Di antara kontak yang divaksinasi dan terinfeksi varian Delta, rata-rata memiliki lama waktu sejak vaksinasi 101 hari. Sedangkan mereka yang telah divaksin sejak 64 hari, tidak terinfeksi, kata para peneliti.
Ini menunjukkan bahwa risiko infeksi meningkat dalam waktu tiga bulan setelah menerima dosis vaksin kedua, kemungkinan karena berkurangnya kekebalan protektif, kata mereka.
Para penulis menunjukkan memudarnya vaksin sebagai bukti penting bagi semua orang yang memenuhi syarat untuk menerima suntikan booster (penguat, atau dosis ketiga).

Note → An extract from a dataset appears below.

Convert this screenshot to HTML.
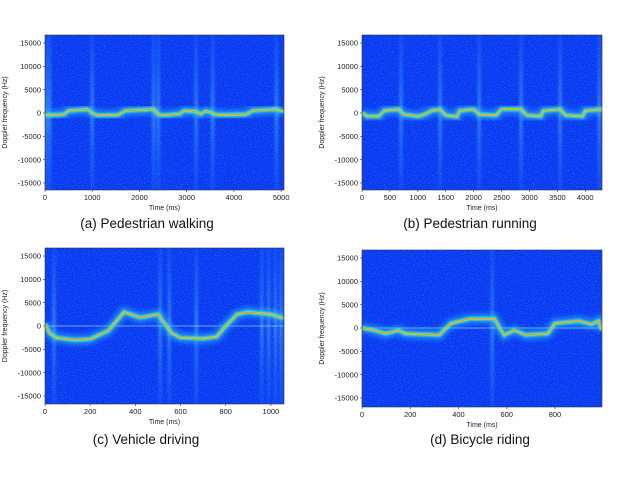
<!DOCTYPE html>
<html><head><meta charset="utf-8"><style>
html,body{margin:0;padding:0;background:#fff;}
svg{display:block;font-family:"Liberation Sans",sans-serif;}
.tk{font-size:7.5px;fill:#222;}
.ax{font-size:7px;fill:#222;}
.cap{font-size:13.5px;fill:#111;}
</style></head><body>
<svg id="fig" width="640" height="478" viewBox="0 0 640 478">
<defs>
<filter id="noise" x="0" y="0" width="100%" height="100%">
<feTurbulence type="fractalNoise" baseFrequency="0.9" numOctaves="2" seed="3"/>
<feColorMatrix type="matrix" values="0 0 0 0 0.1  0 0 0 0 0.4  0 0 0 0 1  0 0 0 1.8 -0.8"/>
</filter>
<filter id="blur1" x="-10%" y="-50%" width="120%" height="200%"><feGaussianBlur stdDeviation="2.2"/></filter>
<filter id="blur2" filterUnits="userSpaceOnUse" x="0" y="0" width="640" height="478"><feGaussianBlur stdDeviation="0.8"/></filter>
<filter id="blurS" filterUnits="userSpaceOnUse" x="0" y="0" width="640" height="478"><feGaussianBlur stdDeviation="1.2 0"/></filter>
<linearGradient id="sg" x1="0" y1="0" x2="0" y2="1">
<stop offset="0" stop-color="#3a9cff" stop-opacity="0.35"/>
<stop offset="0.5" stop-color="#70e8ff" stop-opacity="0.75"/>
<stop offset="1" stop-color="#3a9cff" stop-opacity="0.35"/>
</linearGradient>
</defs>
</svg>
<script>
// Panel (a) pedestrian walking
const walkT=[0,400,500,900,1000,1100,1550,1700,2300,2400,2500,2850,2950,3200,3300,3400,3500,3600,3700,4250,4400,4900,5050];
const walkF=[-500,-300,500,800,0,-500,-400,500,800,-300,-500,-200,500,300,-200,400,200,-300,-400,-300,500,800,300];
const walkStreaks=[30,100,1000,2300,2400,3200,3550,4900];
const walkXTicks=[0,1000,2000,3000,4000,5000];
// Panel (b) pedestrian running
const runT=[0,100,300,400,650,750,1000,1100,1250,1400,1500,1700,1750,2000,2100,2400,2500,2850,2950,3200,3250,3550,3650,3950,4000,4300];
const runF=[0,-700,-700,500,800,-300,-700,-400,500,800,-500,-800,500,800,-300,-500,800,800,-500,-700,500,800,-500,-700,500,800];
const runStreaks=[700,1400,2100,2850,3550,4250];
const runXTicks=[0,500,1000,1500,2000,2500,3000,3500,4000];
// Panel (c) vehicle driving
const vehT=[0,20,50,130,200,280,350,420,500,560,600,700,760,800,850,900,1000,1055];
const vehF=[500,-1500,-2500,-3000,-2800,-1000,3000,1800,2500,-1500,-2500,-2700,-2300,0,2500,3000,2500,1700];
const vehStreaks=[40,510,550,670,960,990,1020,1045];
const vehXTicks=[0,200,400,600,800,1000];
// Panel (d) bicycle riding
const bikeT=[0,50,100,150,180,320,350,370,450,550,570,590,630,680,770,800,900,950,980,995];
const bikeF=[0,-500,-1200,-500,-1200,-1500,0,1000,2000,2000,0,-1500,-500,-1500,-1200,1000,1500,800,1500,-500];
const bikeStreaks=[540];
const bikeXTicks=[0,200,400,600,800];
const yTicks=[15000,10000,5000,0,-5000,-10000,-15000];

const NS='http://www.w3.org/2000/svg';
const svg=document.getElementById('fig');
function mk(tag,attrs,parent){const e=document.createElementNS(NS,tag);for(const k in attrs)e.setAttribute(k,attrs[k]);(parent||svg).appendChild(e);return e;}

const panels=[
 {id:'a',x0:45,x1:284,y0:35,y1:190,tmax:5060,ymid:113,yspan:70,T:walkT,F:walkF,S:walkStreaks,xt:walkXTicks,xl:'Time (ms)',cap:'(a) Pedestrian walking',capx:147,capy:228,zero:false},
 {id:'b',x0:362,x1:602,y0:35,y1:190,tmax:4300,ymid:113,yspan:70,T:runT,F:runF,S:runStreaks,xt:runXTicks,xl:'Time (ms)',cap:'(b) Pedestrian running',capx:470,capy:228,zero:false},
 {id:'c',x0:45,x1:284,y0:248,y1:404,tmax:1058,ymid:326,yspan:70,T:vehT,F:vehF,S:vehStreaks,xt:vehXTicks,xl:'Time (ms)',cap:'(c) Vehicle driving',capx:146,capy:444,zero:true},
 {id:'d',x0:362,x1:602,y0:250,y1:407,tmax:995,ymid:328,yspan:70,T:bikeT,F:bikeF,S:bikeStreaks,xt:bikeXTicks,xl:'Time (ms)',cap:'(d) Bicycle riding',capx:480,capy:444,zero:true}
];

panels.forEach(p=>{
 const g=mk('g',{});
 
 
 const xs=t=>p.x0+(t/p.tmax)*(p.x1-p.x0);
 const ys=f=>p.ymid-(f/15000)*p.yspan;
 const clipId='clip'+p.id;
 const cp0=mk('clipPath',{id:clipId},g);
 mk('rect',{x:p.x0,y:p.y0,width:p.x1-p.x0,height:p.y1-p.y0},cp0);
 const inner=mk('g',{'clip-path':'url(#'+clipId+')'},g);
 const bg=mk('rect',{x:p.x0,y:p.y0,width:p.x1-p.x0,height:p.y1-p.y0,fill:'#0636f0'},inner);
 
 
 mk('rect',{x:p.x0,y:p.y0,width:p.x1-p.x0,height:p.y1-p.y0,filter:'url(#noise)',opacity:0.6},inner);
 p.S.forEach(t=>{
  const s=mk('rect',{x:xs(t)-1.5,y:p.y0,width:3,height:p.y1-p.y0,fill:'url(#sg)',opacity:0.6,filter:'url(#blurS)'},inner);
  
  
 });
 if(p.zero){
  const z=mk('line',{x1:p.x0,x2:p.x1,y1:p.ymid,y2:p.ymid,stroke:'#9fe8ff','stroke-width':0.8,opacity:0.8},inner);
  
  
 }
 const pts=p.T.map((t,i)=>xs(t).toFixed(1)+','+ys(p.F[i]).toFixed(1)).join(' ');
 mk('polyline',{points:pts,fill:'none',stroke:'#30b8ff','stroke-width':11,opacity:0.5,filter:'url(#blur1)'},inner);
 mk('polyline',{points:pts,fill:'none',stroke:'#40f0c0','stroke-width':4.5,opacity:0.75,filter:'url(#blur2)'},inner);
 mk('polyline',{points:pts,fill:'none',stroke:'#e8f030','stroke-width':1.6,opacity:0.95},inner);
 const r=mk('polyline',{points:pts,fill:'none',stroke:'#e02010','stroke-width':0.9,opacity:0.45},inner);
 
 
 mk('rect',{x:p.x0,y:p.y0,width:p.x1-p.x0,height:p.y1-p.y0,fill:'none',stroke:'#333','stroke-width':0.6},g);
 yTicks.forEach(v=>{
  const y=ys(v);
  mk('line',{x1:p.x0-2,x2:p.x0,y1:y,y2:y,stroke:'#333','stroke-width':0.6},g);
  const tx=mk('text',{x:p.x0-4,y:y+2.6,'text-anchor':'end',class:'tk'},g);
  tx.textContent=v;
  
  
 });
 p.xt.forEach(v=>{
  const x=xs(v);
  mk('line',{x1:x,x2:x,y1:p.y1,y2:p.y1+2,stroke:'#333','stroke-width':0.6},g);
  const tx=mk('text',{x:x,y:p.y1+10,'text-anchor':'middle',class:'tk'},g);
  tx.textContent=v;
  
  
 });
 const xl=mk('text',{x:(p.x0+p.x1)/2,y:p.y1+20,'text-anchor':'middle',class:'ax'},g);
 xl.textContent=p.xl;
 
 
 const yx=p.x0-38, yy=(p.y0+p.y1)/2;
 const yl=mk('text',{x:yx,y:yy,'text-anchor':'middle',class:'ax',transform:'rotate(-90 '+yx+' '+yy+')'},g);
 yl.textContent='Doppler frequency (Hz)';
 
 
 const cp=mk('text',{x:p.capx,y:p.capy,'text-anchor':'middle',class:'cap'},g);
 cp.textContent=p.cap;
 
 
});
</script>
</body></html>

Sementara itu, analisa lintasan viral load harian juga dilakukan pada sebanyak 133 peserta. Sebanyak 49 di antaranya memiliki varian pra-Alpha dan tidak divaksinasi, 39 memiliki Alpha dan tidak divaksinasi, 29 memiliki Delta dan divaksinasi lengkap, dan 16 memiliki Delta dan tidak divaksinasi.
Studi tersebut menemukan bahwa viral load menurun lebih cepat di antara orang yang divaksinasi dan terinfeksi varian Delta dibandingkan dengan orang yang tidak divaksinasi dengan Delta, Alpha, atau pra-Alpha.
Namun, penulis mencatat bahwa orang yang divaksinasi tidak menunjukkan viral load puncak yang lebih rendah daripada orang yang tidak divaksinasi. Hal ini menjelaskan mengapa varian Delta masih dapat menyebar meskipun di kalangan orang yang divaksinasi, karena fase viral load puncak merupakan saat yang paling menular.
“Memahami sejauh mana orang yang divaksinasi dapat menularkan varian Delta kepada orang lain adalah prioritas kesehatan masyarakat,” kata Anika Singanayagam, salah satu penulis utama studi tersebut.
“Dengan melakukan pengambilan sampel berulang dan sering dari kontak kasus COVID-19, kami menemukan bahwa orang yang divaksinasi dapat tertular dan menularkan infeksi di dalam rumah, termasuk ke anggota keluarga di rumah yang divaksinasi,” jelas Singanayagam.
Temuan juga menunjukkan bahwa langkah-langkah kesehatan masyarakat dan sosial yang berkelanjutan untuk mengekang penularan seperti pemakaian masker kesehatan, menjaga jarak sosial, dan pengujian tetap penting, bahkan pada individu yang divaksinasi.
Para penulis mengakui beberapa keterbatasan penelitian mereka. Karena sifat pengujian komunitas berbasis gejala di Inggris, hanya kontak kasus indeks gejala yang direkrut, kata para peneliti.